In the Netherlands industrial farming is now doing so much damage to the environment that the government is contemplating closing farms down. Dutch pig farms and the resulting pig manure have been an issue for years, and now cows are producing so much pollution that they are threatening the entire ecosystem of the Netherlands, degrading nature reserves and of course hastening global warming too. The Dutch solution is to suggest paying farmers to stop farming, which is causing a massive reaction among Dutch farmers who don’t want to admit the harm they are doing and don’t want to change their lifestyle. They are constantly evolving fancy new milk products to make use of milk from more cows than the country could possibly need. They are too sold on the images of pretty Dutch milkmaids in flappy hats and cheese boats and black and white cattle on their green polders to be able to admit that they are poisoning it all.
It seems to me that we might have to follow this story with some interest, as it is likely that chicken farmers will not be persuaded to stop destroying the River Wye unless we too pay them to stop. Meanwhile the Welsh government would do well to think of an alternative dream of Welshness that does not foul its own nest with billions of tons of bird droppings, and gnaws the mountains to the bone. Rewilding might give the farmer something else to do, and money to do it too. Why not? We’ve been paying them to trash the place for years, so what do we have to lose? Maybe we could pay the farmers to rewild the hills and recreate the rainforest, instead of feeding their chickens on soya grown where the rainforests of the Amazon used to be?
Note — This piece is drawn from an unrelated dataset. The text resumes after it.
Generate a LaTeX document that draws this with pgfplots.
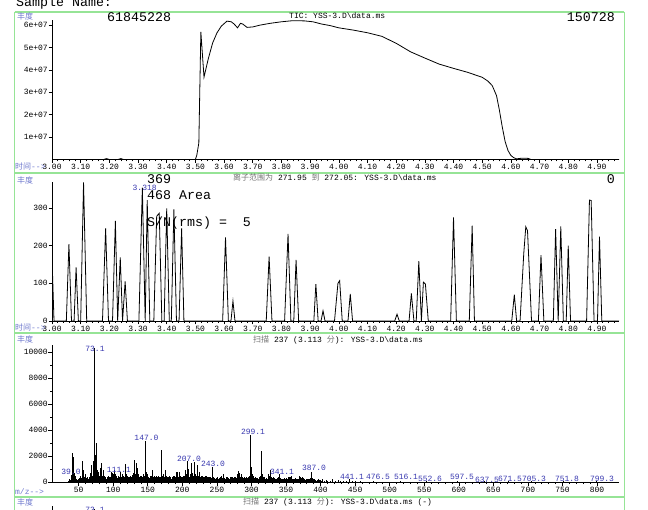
\documentclass[border=0pt]{standalone}
\usepackage{fontspec}
\setmainfont{Liberation Mono}[Ligatures=NoCommon]
\setmonofont{Liberation Mono}
\newfontfamily\cjk{Noto Sans CJK SC}
\usepackage{pgfplots}
\pgfplotsset{compat=1.18}
\usepackage{pgfplotstable}

\definecolor{frm}{RGB}{150,228,150}
\definecolor{lbl}{RGB}{110,120,205}
\definecolor{pk}{RGB}{55,55,175}
\definecolor{hdr}{RGB}{115,115,115}

\newcommand\bigmono{\fontsize{13.3}{14}\selectfont}
\newcommand\sm{\fontsize{8}{9}\selectfont}

% scan 237, m/z vs abundance
\pgfplotstableread[row sep=\\]{
m I\\
35 60\\ 36 120\\ 37 200\\ 38 150\\ 39 550\\ 40 300\\ 41 2250\\ 42 600\\ 43 1950\\ 44 700\\
45 500\\ 46 150\\ 47 250\\ 48 120\\ 49 200\\ 50 180\\ 51 300\\ 52 250\\ 53 450\\ 54 300\\
55 1650\\ 56 500\\ 57 900\\ 58 350\\ 59 600\\ 60 250\\ 61 300\\ 62 200\\ 63 350\\ 64 250\\
65 300\\ 66 400\\ 67 700\\ 68 450\\ 69 1300\\ 70 500\\ 71 1600\\ 72 700\\ 73 10300\\ 74 2100\\
75 3000\\ 76 600\\ 77 900\\ 78 400\\ 79 800\\ 80 500\\ 81 1100\\ 82 450\\ 83 1450\\ 84 500\\
85 900\\ 86 350\\ 87 500\\ 88 300\\ 89 400\\ 90 250\\ 91 350\\ 92 300\\ 93 450\\ 94 250\\
95 400\\ 96 350\\ 97 800\\ 98 500\\ 99 700\\ 100 600\\ 101 900\\ 102 400\\ 103 600\\ 104 350\\
105 500\\ 106 300\\ 107 450\\ 108 350\\ 109 400\\ 110 300\\ 111 800\\ 112 400\\ 113 650\\ 114 300\\
115 500\\ 116 350\\ 117 1400\\ 118 400\\ 119 600\\ 120 300\\ 121 450\\ 122 350\\ 123 400\\ 124 300\\
125 500\\ 126 400\\ 127 550\\ 128 450\\ 129 700\\ 130 500\\ 131 1700\\ 132 600\\ 133 1500\\ 134 500\\
135 1080\\ 136 400\\ 137 600\\ 138 350\\ 139 450\\ 140 300\\ 141 500\\ 142 350\\ 143 600\\ 144 400\\
145 500\\ 146 300\\ 147 3150\\ 148 800\\ 149 600\\ 150 350\\ 151 400\\ 152 300\\ 153 450\\ 154 350\\
155 500\\ 156 400\\ 157 900\\ 158 350\\ 159 450\\ 160 300\\ 161 400\\ 162 300\\ 163 500\\ 164 350\\
165 450\\ 166 300\\ 167 400\\ 168 350\\ 169 2450\\ 170 700\\ 171 500\\ 172 400\\ 173 600\\ 174 350\\
175 900\\ 176 400\\ 177 500\\ 178 300\\ 179 400\\ 180 350\\ 181 450\\ 182 300\\ 183 400\\ 184 250\\
185 350\\ 186 300\\ 187 450\\ 188 350\\ 189 500\\ 190 400\\ 191 700\\ 192 800\\ 193 750\\ 194 400\\
195 800\\ 196 350\\ 197 450\\ 198 300\\ 199 400\\ 200 350\\ 201 450\\ 202 300\\ 203 500\\ 204 400\\
205 900\\ 206 600\\ 207 1650\\ 208 700\\ 209 1000\\ 210 400\\ 211 600\\ 212 500\\ 213 1450\\ 214 400\\
215 700\\ 216 450\\ 217 1000\\ 218 1550\\ 219 600\\ 220 500\\ 221 1300\\ 222 600\\ 223 450\\ 224 350\\
225 800\\ 226 400\\ 227 500\\ 228 350\\ 229 450\\ 230 300\\ 231 400\\ 232 350\\ 233 450\\ 234 300\\
235 500\\ 236 350\\ 237 400\\ 238 300\\ 239 350\\ 240 250\\ 241 400\\ 242 300\\ 243 1150\\ 244 400\\
245 350\\ 246 250\\ 247 300\\ 248 200\\ 249 300\\ 250 250\\ 251 350\\ 252 200\\ 253 300\\ 254 250\\
255 350\\ 256 300\\ 257 450\\ 258 300\\ 259 600\\ 260 350\\ 261 300\\ 262 250\\ 263 400\\ 264 300\\
265 350\\ 266 250\\ 267 300\\ 268 200\\ 269 350\\ 270 300\\ 271 400\\ 272 250\\ 273 350\\ 274 300\\
275 400\\ 276 250\\ 277 350\\ 278 300\\ 279 600\\ 280 500\\ 281 850\\ 282 450\\ 283 700\\ 284 400\\
285 600\\ 286 350\\ 287 400\\ 288 300\\ 289 350\\ 290 250\\ 291 300\\ 292 250\\ 293 350\\ 294 300\\
295 400\\ 296 350\\ 297 500\\ 298 400\\ 299 3650\\ 300 1150\\ 301 600\\ 302 400\\ 303 500\\ 304 300\\
305 350\\ 306 250\\ 307 300\\ 308 200\\ 309 300\\ 310 250\\ 311 350\\ 312 300\\ 313 450\\ 314 700\\
315 2350\\ 316 600\\ 317 400\\ 318 300\\ 319 350\\ 320 250\\ 321 300\\ 322 200\\ 323 250\\ 324 300\\
325 600\\ 326 500\\ 327 900\\ 328 800\\ 329 400\\ 330 300\\ 331 350\\ 332 250\\ 333 300\\ 334 200\\
335 250\\ 336 200\\ 337 300\\ 338 250\\ 339 350\\ 340 300\\ 341 600\\ 342 300\\ 343 250\\ 344 200\\
345 250\\ 346 200\\ 347 300\\ 348 200\\ 349 250\\ 350 200\\ 351 300\\ 352 250\\ 353 350\\ 354 300\\
355 400\\ 356 350\\ 357 450\\ 358 300\\ 359 250\\ 360 200\\ 361 250\\ 362 200\\ 363 300\\ 364 250\\
365 200\\ 366 150\\ 367 250\\ 368 200\\ 369 450\\ 370 350\\ 371 400\\ 372 300\\ 373 350\\ 374 250\\
375 300\\ 376 200\\ 377 250\\ 378 150\\ 379 200\\ 380 150\\ 381 200\\ 382 250\\ 383 150\\ 384 200\\
385 300\\ 386 250\\ 387 800\\ 388 300\\ 389 200\\ 390 150\\ 391 200\\ 392 100\\ 393 150\\ 394 100\\
395 150\\ 396 100\\ 397 200\\ 398 150\\ 399 100\\ 400 150\\ 401 80\\ 403 200\\ 405 100\\ 408 150\\
410 60\\ 414 100\\ 417 200\\ 421 80\\ 425 150\\ 428 60\\ 433 100\\ 437 80\\ 441 200\\ 446 60\\
451 100\\ 457 60\\ 476.5 60\\ 516.1 50\\ 552.6 50\\ 597.5 50\\ 637.5 40\\ 671.5 40\\ 705.3 40\\ 751.8 40\\
799.3 40\\
}\spec

\pgfplotsset{
  chem/.style={
    scale only axis, width=567pt, anchor=south west,
    axis lines=left, axis line style={-, line width=0.8pt},
    tick align=outside, major tick length=3.5pt, minor tick length=2pt,
    tick style={black, line width=0.6pt},
    ticklabel style={font=\sm},
    /pgf/number format/assume math mode=true,
    /pgf/number format/1000 sep={},
    scaled ticks=false,
    xticklabel style={inner sep=1pt},
    yticklabel style={inner sep=0.5pt},
    ymin=0,
  },
  timeax/.style={chem, xmin=3.0, xmax=4.977, xtick distance=0.1, minor x tick num=4,
    xticklabel style={/pgf/number format/.cd, fixed, fixed zerofill, precision=2}},
  mzax/.style={chem, xmin=11.4, xmax=831.8, xtick={50,100,...,800}, minor x tick num=4,
    ymax=10540, ytick={0,2000,...,10000}, minor y tick num=1},
}

\begin{document}
\begin{tikzpicture}
\path[use as bounding box] (0,0) rectangle (648pt,509pt);

% total ion chromatogram
\begin{axis}[timeax, at={(52pt,349.5pt)}, height=139.5pt, ymax=6.23e7,
  ytick={1e7,2e7,3e7,4e7,5e7,6e7},
  yticklabels={1e+07,2e+07,3e+07,4e+07,5e+07,6e+07}]
\addplot[black, line width=0.8pt] coordinates {
 (3.00,0) (3.18,0) (3.19,0.04e7) (3.20,0) (3.23,0) (3.24,0.04e7) (3.25,0) (3.50,0)
 (3.505,0.2e7) (3.512,0.74e7) (3.519,5.7e7) (3.530,3.68e7) (3.545,4.5e7) (3.56,5.2e7)
 (3.575,5.65e7) (3.59,5.95e7) (3.61,6.18e7) (3.625,6.15e7) (3.635,6.05e7) (3.647,5.88e7)
 (3.657,6.08e7) (3.665,6.05e7) (3.68,5.9e7) (3.70,5.92e7) (3.725,6.0e7) (3.76,6.08e7)
 (3.80,6.15e7) (3.84,6.2e7) (3.88,6.19e7) (3.91,6.15e7) (3.94,6.05e7) (3.97,5.98e7)
 (4.00,5.88e7) (4.05,5.78e7) (4.10,5.66e7) (4.15,5.5e7) (4.20,5.19e7) (4.25,4.81e7)
 (4.30,4.53e7) (4.35,4.26e7) (4.40,4.07e7) (4.45,3.89e7) (4.50,3.67e7) (4.52,3.5e7)
 (4.535,3.3e7) (4.55,2.85e7) (4.56,2.2e7) (4.57,1.45e7) (4.58,0.8e7) (4.59,0.4e7)
 (4.60,0.18e7) (4.61,0.08e7) (4.62,0.03e7) (4.64,0.06e7) (4.66,0.05e7) (4.67,0) (4.977,0)
};
\end{axis}

% extracted ion 271.95-272.05
\begin{axis}[timeax, at={(52pt,188pt)}, height=139pt, ymax=369,
  ytick={0,100,200,300}]
\addplot[black, line width=0.8pt] coordinates {
 (3.000,170) (3.007,0) (3.050,0) (3.059,204) (3.068,0) (3.077,0) (3.084,142) (3.092,0)
 (3.100,0) (3.110,368) (3.121,0) (3.176,0) (3.187,246) (3.197,0) (3.211,0) (3.221,266)
 (3.229,0) (3.238,169) (3.246,0) (3.255,105) (3.263,0) (3.303,0) (3.315,354) (3.325,0)
 (3.332,321) (3.341,0) (3.355,0) (3.365,278) (3.374,286) (3.383,0) (3.391,0) (3.400,299)
 (3.409,0) (3.416,0) (3.425,296) (3.434,0) (3.443,0) (3.452,246) (3.460,0) (3.595,0)
 (3.605,222) (3.615,0) (3.624,0) (3.631,53) (3.638,0) (3.747,0) (3.757,171) (3.767,0)
 (3.811,0) (3.823,231) (3.833,0) (3.843,0) (3.851,162) (3.860,0) (3.913,0) (3.920,98)
 (3.928,0) (3.938,0) (3.945,27) (3.952,0) (3.985,0) (3.997,100) (4.003,107) (4.012,0)
 (4.032,0) (4.040,72) (4.048,0) (4.195,0) (4.203,18) (4.211,0) (4.245,0) (4.253,73)
 (4.262,0) (4.270,0) (4.279,159) (4.288,0) (4.295,103) (4.302,98) (4.312,0) (4.390,0)
 (4.400,275) (4.410,0) (4.455,0) (4.465,253) (4.473,0) (4.603,0) (4.612,70) (4.620,0)
 (4.632,0) (4.645,180) (4.652,250) (4.658,240) (4.672,0) (4.696,0) (4.705,175) (4.715,0)
 (4.748,0) (4.756,244) (4.765,0) (4.774,251) (4.783,0) (4.793,0) (4.800,200) (4.808,0)
 (4.864,0) (4.874,321) (4.880,320) (4.890,0) (4.902,0) (4.909,224) (4.917,0) (4.977,0)
};
\addplot[red, line width=0.8pt] coordinates {(3.295,0) (3.342,0)};
\end{axis}

% mass spectrum, scan 237
\begin{axis}[mzax, at={(52pt,27pt)}, height=137pt]
\addplot[ycomb, black, line width=0.7pt] table[x=m, y=I] {\spec};
\end{axis}

% background-subtracted spectrum, only its top shows on the page
\begin{axis}[mzax, at={(52pt,-133.5pt)}, height=137pt, xticklabels={}, yticklabels={}]
\addplot[ycomb, black, line width=0.7pt] table[x=m, y=I] {\spec};
\end{axis}

\begin{scope}[x=1pt, y=-1pt, shift={(0pt,509pt)}]
% frames
\draw[frm, line width=1pt] (14.7,12) -- (14.7,515) (624,12) -- (624,515);
\draw[frm, line width=1.2pt] (14.7,12) -- (624,12);
\draw[frm, line width=2pt] (14.7,173) -- (624,173) (14.7,333) -- (624,333) (14.7,497) -- (624,497);

\tikzset{t/.style={inner sep=0, anchor=base west}}
\node[t, font=\bigmono] at (16,6.5) {Sample Name:};
\node[t, font=\bigmono] at (107,21.7) {61845228};
\node[t, font=\bigmono, anchor=base east] at (615,21.7) {150728};
\node[t, font=\sm] at (289,18.5) {TIC: YSS-3.D\textbackslash data.ms};
\node[t, font=\sm\cjk, lbl] at (17,20) {丰度};
\node[t, font=\sm, lbl] at (15,170) {{\cjk 时间}-{}-{}>};

\node[t, font=\sm\cjk, lbl] at (17,183.5) {丰度};
\node[t, font=\sm] at (233,180.7) {\textcolor{hdr}{\cjk 离子范围为} 271.95 \textcolor{hdr}{\cjk 到} 272.05: YSS-3.D\textbackslash data.ms};
\node[t, font=\bigmono] at (147,184) {369};
\node[t, font=\bigmono] at (147,199.3) {468 Area};
\node[t, font=\bigmono] at (147,227) {S/N(rms) =\ \ 5};
\node[t, font=\bigmono, anchor=base east] at (615,184) {0};
\node[t, font=\sm, pk, anchor=base] at (144.7,191) {3.318};
\node[t, font=\sm, lbl] at (15,331) {{\cjk 时间}-{}-{}>};

\node[t, font=\sm\cjk, lbl] at (17,342.5) {丰度};
\node[t, font=\sm] at (253,342.3) {\textcolor{hdr}{\cjk 扫描} 237 (3.113 \textcolor{hdr}{\cjk 分}): YSS-3.D\textbackslash data.ms};
\node[t, font=\sm, lbl] at (15,494) {m/z-{}-{}>};
\tikzset{p/.style={inner sep=0, anchor=base, font=\sm, pk}}
\node[p] at (95,352) {73.1};
\node[p] at (71,474) {39.0};
\node[p] at (119,472) {111.1};
\node[p] at (146.5,440) {147.0};
\node[p] at (189,461) {207.0};
\node[p] at (213,466) {243.0};
\node[p] at (253,434.5) {299.1};
\node[p] at (282,474) {341.1};
\node[p] at (314,471) {387.0};
\node[p] at (352,479) {441.1};
\node[p] at (378,479) {476.5};
\node[p] at (406,479) {516.1};
\node[p] at (430,481) {552.6};
\node[p] at (462,479) {597.5};
\node[p] at (487,482) {637.5};
\node[p] at (510,481) {671.5};
\node[p] at (534,481) {705.3};
\node[p] at (567,481) {751.8};
\node[p] at (602,481) {799.3};

\node[t, font=\sm\cjk, lbl] at (17,505.5) {丰度};
\node[t, font=\sm] at (243,504.3) {\textcolor{hdr}{\cjk 扫描} 237 (3.113 \textcolor{hdr}{\cjk 分}): YSS-3.D\textbackslash data.ms (-)};
\node[p] at (95,512.5) {73.1};
\end{scope}
\end{tikzpicture}
\end{document}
Farmers might make a living from a vibrant reviving biosphere instead of smelly old sheep. And if you think I’m going too far here, please cast your mind back to the Thatcher years when the government – run by the party farmers mostly vote for – destroyed an entire industry and undermined all its associated communities, social clubs, brass bands and male voice choirs. There was a strong green case for closing coal mining down, but that was absolutely not why Thatcher did it. There is a very strong green case for closing down the industrial chicken units, and clearing the sheep off the mountains. How else do we meet the target of setting aside 30% of the country for nature recovery?
Meanwhile, how do I look my chicken farming friends in the eye? Do I hope they read this, or hope they don’t? Do I point out to them that they didn’t mind when a government they voted for destroyed the coal industry and the communities that went with it? Do I point out that that was done in order to destroy trade unions and not for environmental reasons, whereas I am arguing for something of benefit to the entire planet? It would be so much easier if farmers were a sort of people I did not instinctively like and understand. Whether they like and understand me is of course quite another matter.
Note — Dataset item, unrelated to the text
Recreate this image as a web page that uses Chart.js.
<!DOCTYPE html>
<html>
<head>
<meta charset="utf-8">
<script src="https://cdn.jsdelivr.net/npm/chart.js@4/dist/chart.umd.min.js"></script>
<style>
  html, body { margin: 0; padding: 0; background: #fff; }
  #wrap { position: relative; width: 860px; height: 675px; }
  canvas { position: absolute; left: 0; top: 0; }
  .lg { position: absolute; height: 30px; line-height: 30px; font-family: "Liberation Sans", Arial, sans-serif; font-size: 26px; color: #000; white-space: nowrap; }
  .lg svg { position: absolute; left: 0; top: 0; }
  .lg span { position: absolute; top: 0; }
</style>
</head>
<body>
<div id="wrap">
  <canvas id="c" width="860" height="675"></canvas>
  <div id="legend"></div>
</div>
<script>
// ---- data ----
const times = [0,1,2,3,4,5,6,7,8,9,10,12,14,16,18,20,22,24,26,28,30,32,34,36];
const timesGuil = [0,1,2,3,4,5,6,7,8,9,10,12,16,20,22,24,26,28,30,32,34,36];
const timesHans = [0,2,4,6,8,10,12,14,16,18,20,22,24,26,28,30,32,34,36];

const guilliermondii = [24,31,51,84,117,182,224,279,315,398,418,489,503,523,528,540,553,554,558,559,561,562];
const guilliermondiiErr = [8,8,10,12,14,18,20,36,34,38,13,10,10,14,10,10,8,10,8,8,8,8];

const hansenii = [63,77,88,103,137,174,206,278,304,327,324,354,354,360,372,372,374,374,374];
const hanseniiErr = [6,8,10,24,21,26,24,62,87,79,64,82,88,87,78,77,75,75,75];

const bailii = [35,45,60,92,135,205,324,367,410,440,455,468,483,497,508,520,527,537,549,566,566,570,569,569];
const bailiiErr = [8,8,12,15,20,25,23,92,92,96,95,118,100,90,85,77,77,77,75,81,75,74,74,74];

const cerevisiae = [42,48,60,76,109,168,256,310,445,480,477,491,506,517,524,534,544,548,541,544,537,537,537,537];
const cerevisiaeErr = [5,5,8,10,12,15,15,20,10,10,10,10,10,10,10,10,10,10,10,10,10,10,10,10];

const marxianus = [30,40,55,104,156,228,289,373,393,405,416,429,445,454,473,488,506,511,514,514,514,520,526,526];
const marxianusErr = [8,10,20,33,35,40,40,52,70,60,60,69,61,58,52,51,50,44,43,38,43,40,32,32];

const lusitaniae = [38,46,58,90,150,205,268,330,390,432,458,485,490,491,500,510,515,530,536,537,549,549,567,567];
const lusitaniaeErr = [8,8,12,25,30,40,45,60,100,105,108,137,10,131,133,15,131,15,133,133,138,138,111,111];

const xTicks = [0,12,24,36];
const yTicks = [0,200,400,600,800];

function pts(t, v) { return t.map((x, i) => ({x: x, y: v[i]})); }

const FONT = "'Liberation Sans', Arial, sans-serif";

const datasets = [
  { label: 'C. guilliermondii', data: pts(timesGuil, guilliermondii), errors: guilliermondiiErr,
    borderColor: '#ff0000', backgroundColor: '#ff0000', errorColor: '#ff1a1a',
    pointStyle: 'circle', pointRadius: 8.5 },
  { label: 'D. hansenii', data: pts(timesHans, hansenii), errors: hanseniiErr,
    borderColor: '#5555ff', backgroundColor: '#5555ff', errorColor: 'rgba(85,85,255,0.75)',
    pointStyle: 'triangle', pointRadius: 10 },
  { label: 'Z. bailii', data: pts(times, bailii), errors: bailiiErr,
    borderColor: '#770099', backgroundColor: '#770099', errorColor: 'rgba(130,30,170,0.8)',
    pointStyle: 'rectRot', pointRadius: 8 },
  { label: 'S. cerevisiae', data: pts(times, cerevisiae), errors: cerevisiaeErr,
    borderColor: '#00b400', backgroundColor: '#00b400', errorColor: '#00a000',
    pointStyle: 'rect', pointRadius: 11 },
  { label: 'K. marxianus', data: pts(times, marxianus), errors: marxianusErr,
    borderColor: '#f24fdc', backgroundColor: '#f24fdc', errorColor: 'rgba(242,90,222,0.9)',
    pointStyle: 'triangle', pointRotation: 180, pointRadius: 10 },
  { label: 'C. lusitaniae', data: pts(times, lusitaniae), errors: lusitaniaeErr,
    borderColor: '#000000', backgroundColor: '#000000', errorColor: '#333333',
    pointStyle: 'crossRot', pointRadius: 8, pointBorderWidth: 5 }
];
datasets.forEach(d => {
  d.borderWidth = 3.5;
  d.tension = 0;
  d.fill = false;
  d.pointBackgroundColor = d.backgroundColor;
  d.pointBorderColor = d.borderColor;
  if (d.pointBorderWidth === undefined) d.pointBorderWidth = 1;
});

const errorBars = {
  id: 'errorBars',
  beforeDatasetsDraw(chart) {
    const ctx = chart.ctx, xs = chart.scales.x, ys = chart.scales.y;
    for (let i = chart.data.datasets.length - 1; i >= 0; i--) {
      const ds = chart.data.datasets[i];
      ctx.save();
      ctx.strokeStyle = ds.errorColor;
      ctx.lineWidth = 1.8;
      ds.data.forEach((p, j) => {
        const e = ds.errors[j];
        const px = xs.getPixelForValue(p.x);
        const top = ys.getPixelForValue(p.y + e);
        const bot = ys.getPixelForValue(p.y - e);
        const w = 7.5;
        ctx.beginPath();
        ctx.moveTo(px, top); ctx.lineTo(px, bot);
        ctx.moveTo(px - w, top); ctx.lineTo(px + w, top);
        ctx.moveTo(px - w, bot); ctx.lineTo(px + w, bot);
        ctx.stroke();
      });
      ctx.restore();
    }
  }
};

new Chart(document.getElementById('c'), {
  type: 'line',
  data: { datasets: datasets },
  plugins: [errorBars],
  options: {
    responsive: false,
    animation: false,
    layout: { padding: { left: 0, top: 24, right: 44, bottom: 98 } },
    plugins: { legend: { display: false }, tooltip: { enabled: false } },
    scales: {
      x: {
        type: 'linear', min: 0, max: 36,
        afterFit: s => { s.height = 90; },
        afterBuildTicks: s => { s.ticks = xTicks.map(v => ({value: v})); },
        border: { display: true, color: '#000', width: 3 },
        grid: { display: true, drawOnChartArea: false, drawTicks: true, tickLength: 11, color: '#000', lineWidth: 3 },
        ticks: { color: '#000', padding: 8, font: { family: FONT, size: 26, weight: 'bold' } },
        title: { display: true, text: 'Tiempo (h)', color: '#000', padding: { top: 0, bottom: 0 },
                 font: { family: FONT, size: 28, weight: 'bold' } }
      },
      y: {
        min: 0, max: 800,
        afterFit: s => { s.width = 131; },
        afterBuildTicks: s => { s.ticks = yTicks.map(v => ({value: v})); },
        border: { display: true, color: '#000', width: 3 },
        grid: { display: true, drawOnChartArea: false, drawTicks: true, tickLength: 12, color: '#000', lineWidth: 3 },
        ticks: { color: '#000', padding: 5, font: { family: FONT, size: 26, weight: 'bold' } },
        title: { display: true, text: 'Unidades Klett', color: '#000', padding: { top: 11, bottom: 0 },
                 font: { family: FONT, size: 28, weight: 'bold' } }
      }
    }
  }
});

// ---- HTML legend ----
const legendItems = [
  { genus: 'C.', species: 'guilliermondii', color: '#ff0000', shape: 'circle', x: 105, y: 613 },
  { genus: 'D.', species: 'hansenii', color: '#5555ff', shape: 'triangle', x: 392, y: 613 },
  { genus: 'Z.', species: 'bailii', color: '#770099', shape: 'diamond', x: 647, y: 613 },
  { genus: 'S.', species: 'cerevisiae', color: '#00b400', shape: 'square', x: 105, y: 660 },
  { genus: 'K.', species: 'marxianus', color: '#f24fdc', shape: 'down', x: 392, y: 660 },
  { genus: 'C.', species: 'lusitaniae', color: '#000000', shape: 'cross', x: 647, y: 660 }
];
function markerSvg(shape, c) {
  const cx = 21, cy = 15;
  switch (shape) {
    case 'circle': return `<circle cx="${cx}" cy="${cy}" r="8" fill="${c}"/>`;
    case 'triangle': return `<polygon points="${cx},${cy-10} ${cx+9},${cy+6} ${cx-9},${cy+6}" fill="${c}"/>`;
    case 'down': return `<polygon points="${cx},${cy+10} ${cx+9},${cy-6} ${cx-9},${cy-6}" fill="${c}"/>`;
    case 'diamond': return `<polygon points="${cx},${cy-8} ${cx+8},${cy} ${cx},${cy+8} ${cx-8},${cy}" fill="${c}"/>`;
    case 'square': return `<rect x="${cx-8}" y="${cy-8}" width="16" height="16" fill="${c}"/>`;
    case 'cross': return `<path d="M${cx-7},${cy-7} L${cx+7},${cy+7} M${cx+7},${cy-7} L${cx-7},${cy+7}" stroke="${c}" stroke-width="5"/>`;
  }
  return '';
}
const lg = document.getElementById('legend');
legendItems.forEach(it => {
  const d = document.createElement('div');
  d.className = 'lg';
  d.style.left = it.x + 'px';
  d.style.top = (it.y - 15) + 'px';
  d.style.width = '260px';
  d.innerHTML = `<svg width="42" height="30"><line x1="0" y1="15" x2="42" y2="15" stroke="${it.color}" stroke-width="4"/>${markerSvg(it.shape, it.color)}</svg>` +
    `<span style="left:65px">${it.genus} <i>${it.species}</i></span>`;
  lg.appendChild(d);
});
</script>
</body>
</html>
I enjoyed this post very much and have been following the Dutch farming story with great interest. In your next post on this subject please can you tell us what is to be done with all that animal manure produced by the factory farming sector. Can it be used for green energy perhaps? I feel if farmers were given a positive way forward many of them would be happy to change their ways. Most of the farmers I know are, as you say, kind hearted and community spirited and we couldn't manage without their can-do and will-do attitude.